An investment is an asset purchased with the goal of generating income or increasing the asset's value over time. Investments can be made in a variety of ways, including in stocks, bonds, mutual funds, and commodities.

What is an investment?
An investment involves putting money into something to gain an advantage or profit, often assets or property purchased as part of that investment. An investment requires the investor to commit financial resources with a goal but no guarantee of achieving favorable returns in the future.
Investments always involve risk, since the value of an asset can increase or decrease over time. The objective of investing is to generate a return on the investment, which can be in the form of income, profit, dividends, or capital gains.
Long-term investing is the practice of holding securities like stocks for a minimum period, with the expectation that they will increase in value over time. The Motley Fool recommends holding stocks for a minimum time frame of three to five years.
Types
Types of investments
When making an investment, it's important to consider your risk tolerance, investment goals, and the time period you expect to hold the investment. Long-term investments can include stocks, bonds, real estate, mutual funds, and exchange-traded funds (ETFs):
- Stocks: These are investments in a company's assets and earnings. Investors can buy and sell shares of stocks through brokerage accounts. Stocks can be risky, and it is wise to diversify capital among 25 or more companies with quality underlying businesses.
- Bonds: A debt security that represents a loan to a company or government. Bondholders receive interest payments and the loan amount back on a specific date.
- Mutual funds: A collection of assets, like stocks and bonds, managed by a portfolio manager and designed to meet specific investment goals. Mutual funds have fees, which are deducted from the fund's returns, and invest in a range of companies and industries. Mutual funds are typically actively managed and trade once a day, unlike stocks or ETFs.
- ETFs: An ETF is a collection of assets that trades on a stock exchange. ETFs are similar to stocks and can be bought and sold throughout the trading day. ETFs are made up of a variety of assets, such as stocks, bonds, currencies, and commodities. Index ETFs tack the performance of an index, such as the S&P 500, while sector and industry ETFs provide exposure to a specific industry, like tech.

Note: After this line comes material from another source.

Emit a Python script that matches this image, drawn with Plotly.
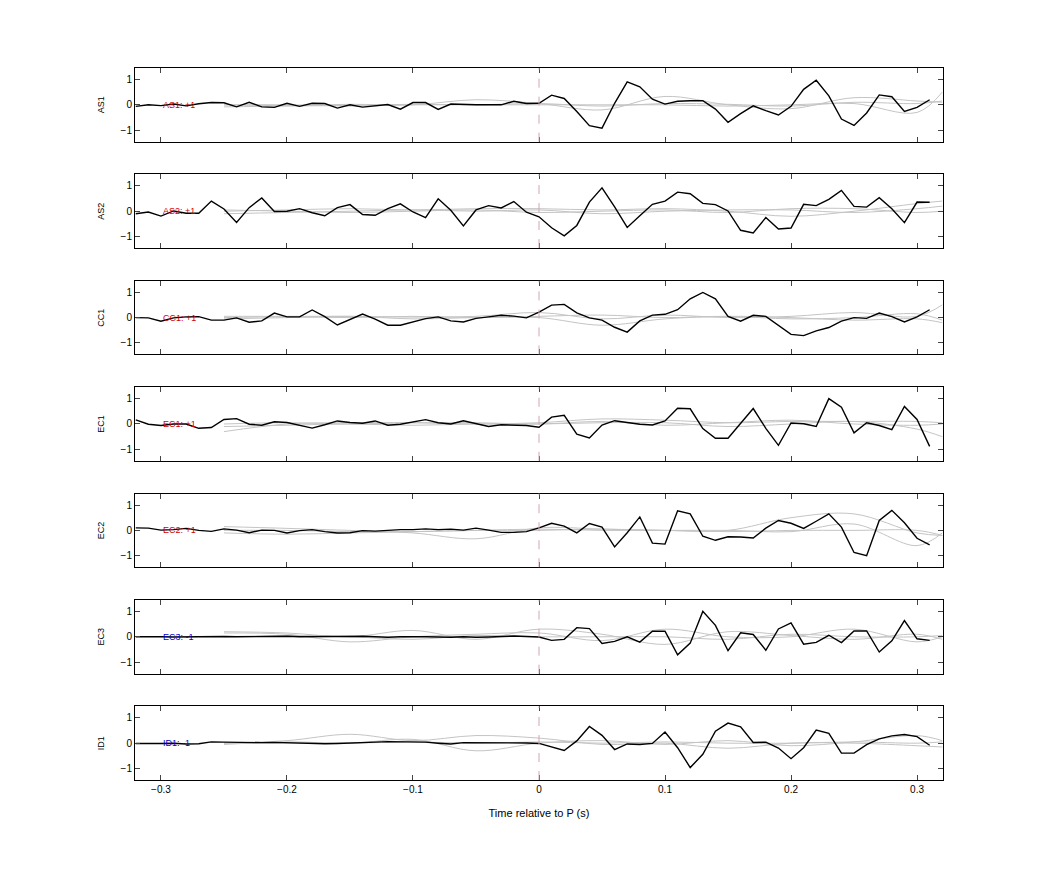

There are many other types of investments that some investors may consider, including residential or commercial real estate. A real estate investment trust (REIT) is a company that owns and manages income-generating real estate. Many REITs are publicly traded, allowing investors to diversify their portfolios by investing in a variety of properties.
Pros and cons
The pros and cons of investments
Investing can be an effective way to build wealth over time and achieve your long-term financial goals. Investors can achieve regular portfolio income in a variety of ways, including share price appreciation and dividends.
When starting to invest, it's often a good approach to build a portfolio of investments that represents different markets and sectors rather than trying to pick individual winners in single industries. Investing in a combination of assets, including stocks, bonds, and ETFs, can improve and magnify returns over the long run.
Investing is not without its hurdles. Returns are not guaranteed, and it takes time, patience, and consistency to achieve your financial objectives. The stock market is volatile, and bull markets as well as bear markets are common. Investing in highly speculative assets that don’t have a clear business or value proposition, trying to time the market, day trading, or buying investments you don’t understand are all almost guaranteed ways to lose money.
Related investing topics
How to choose
Choosing investments
If you want to invest in stocks, bonds, mutual funds, ETFs, REITS, or other investments, you can do so through just about any brokerage platform. However, before you put your money to work, you need to understand your short-term and long-term financial goals.
It’s important to have a financial plan, understand what you’re investing in, and what assets represent the best opportunity to put your money to work in a way that aligns with your risk tolerance levels. You should also be investing with a long-term buy-and-hold perspective.
Finally, when investing in stocks specifically, consider whether you gravitate towards, growth, value, or dividend investments. Many successful investors find that a combination of all three categories of stocks when paired with other asset classes can be an effective strategy to achieve a profitable portfolio.